Tidak sedikit yang nyantri pada beliau. Salah satu murid beliau ialah Kiai Zubair Sumber Anyar, Pamekasan.

 

Pintu Masuk Kompleks Pasarean Kiai-kiai Prajjan. (Foto: R. M. Farhan)
Pintu Masuk Kompleks Pasarean Kiai-kiai Prajjan. (Foto: R. M. Farhan)

Kiai Abdul Kamal diriwayatkan menikah dengan putri Kiai Asyhar, Penghulu Bagandan yang wafat di Bulangan bersama Raden Tumenggung Ario Adikoro IV (bupati Pamekasan) dalam peristiwa Ke’ Lessap.

Isteri Kiai Asyhar bersaudara dengan ibu Kiai Abdul Kamal, yaitu sama-sama putri dari Nyai Aminah binti Sunan Cendana. Sehingga, hubungan Kiai Abdul Kamal dengan isterinya sekaligus saudara sepupu.

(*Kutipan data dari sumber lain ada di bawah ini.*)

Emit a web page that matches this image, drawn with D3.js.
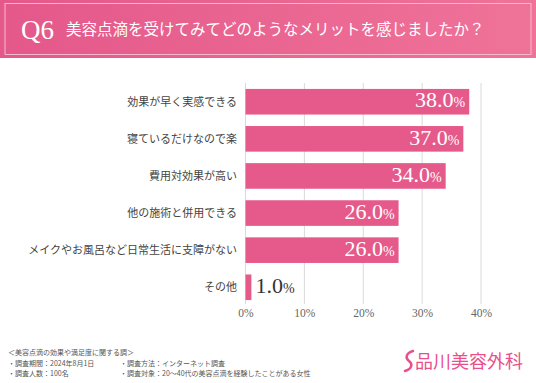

Pada waktu peristiwa perang dengan Ke’ Lessap, menurut Bindara Harits, Kiai Abdul Kamal ikut membantu mertuanya dalam perang di Bulangan. Konon, baju Kiai Asyhar yang berlumuran darah masih tersimpan di Prajjan.

Sepeninggal Kiai Abdul Kamal, estafet pengasuh pesantren Prajjan jatuh pada putranya, Kiai Masajid. Hingga kini, dimulai dari Kiai Abdul Allam, sudah mencapai generasi kesepuluh, sebagai pengasuh pesantren yang kemudian diberi nama Nazhatut Thullab.